# Does Kindle Fire HD have automatic shutdown "feature"?



## avenger1212

The wife read on her Fire HD 8.9" last night, and put it away about 1AM.  It was about 44% battery according to Battery HD.  I tried to turn it on at about 5PM, but when opening the cover (we have the Amazon cover that turns it on when you open it) nothing happened.  I pushed the power button, and the Fire had apparently shut itself completely off.  It also turns out, the battery was down to 18%.  

I have no idea why it lost so much battery power after being in standby all day, but I also don't know why it shut itself off.  Do these shut down when dropping to a certain battery level in standby?


----------



## Ann in Arlington

If you leave wireless on and you have applications running in the background that talk to the world, the battery will drain even when you're not actively using it.

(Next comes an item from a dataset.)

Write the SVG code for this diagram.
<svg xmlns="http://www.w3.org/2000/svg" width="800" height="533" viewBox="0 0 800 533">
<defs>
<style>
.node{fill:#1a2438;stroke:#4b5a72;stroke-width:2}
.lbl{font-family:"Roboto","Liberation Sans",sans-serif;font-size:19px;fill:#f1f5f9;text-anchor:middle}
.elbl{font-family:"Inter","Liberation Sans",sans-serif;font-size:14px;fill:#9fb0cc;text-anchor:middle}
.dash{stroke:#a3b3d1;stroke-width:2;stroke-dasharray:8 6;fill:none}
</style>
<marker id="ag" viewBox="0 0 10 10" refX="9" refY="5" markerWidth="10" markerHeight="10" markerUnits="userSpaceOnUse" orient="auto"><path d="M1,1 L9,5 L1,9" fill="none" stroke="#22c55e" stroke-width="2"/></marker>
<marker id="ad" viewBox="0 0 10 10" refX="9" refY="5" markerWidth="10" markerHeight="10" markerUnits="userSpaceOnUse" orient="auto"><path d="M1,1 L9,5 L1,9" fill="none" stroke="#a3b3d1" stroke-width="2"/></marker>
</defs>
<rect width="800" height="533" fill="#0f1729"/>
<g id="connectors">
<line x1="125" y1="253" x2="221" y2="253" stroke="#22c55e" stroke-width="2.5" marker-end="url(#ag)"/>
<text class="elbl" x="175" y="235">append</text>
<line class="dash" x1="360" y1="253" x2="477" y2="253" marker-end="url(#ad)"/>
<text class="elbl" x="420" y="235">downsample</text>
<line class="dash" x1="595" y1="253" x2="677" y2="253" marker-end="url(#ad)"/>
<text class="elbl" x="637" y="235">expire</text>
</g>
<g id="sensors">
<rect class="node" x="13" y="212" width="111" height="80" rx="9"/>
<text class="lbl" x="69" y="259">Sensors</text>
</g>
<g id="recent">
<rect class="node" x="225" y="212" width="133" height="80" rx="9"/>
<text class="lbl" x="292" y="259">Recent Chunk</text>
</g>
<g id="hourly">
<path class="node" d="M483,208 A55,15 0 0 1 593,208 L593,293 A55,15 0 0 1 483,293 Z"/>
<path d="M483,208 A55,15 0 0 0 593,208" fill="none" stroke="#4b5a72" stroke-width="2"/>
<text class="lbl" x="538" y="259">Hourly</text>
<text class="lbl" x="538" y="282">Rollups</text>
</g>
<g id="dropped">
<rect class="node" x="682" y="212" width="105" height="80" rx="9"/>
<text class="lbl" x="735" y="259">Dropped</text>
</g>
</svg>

As to why it turned itself off, I can't say.  Maybe she accidentally really turned it off rather than just closing the cover?


----------



## avenger1212

Chatted with Amazon, and it turns out they show the Kindle got a software update overnight last night.  Normally the device reboots after those, so I guess since it was in standby, it just shut down.  She said it can take up to 30 min for this to complete over wifi (sounds like a lot but I guess if that's what she says), which could explain the battery drain.

Something to keep in mind going forward I guess.


----------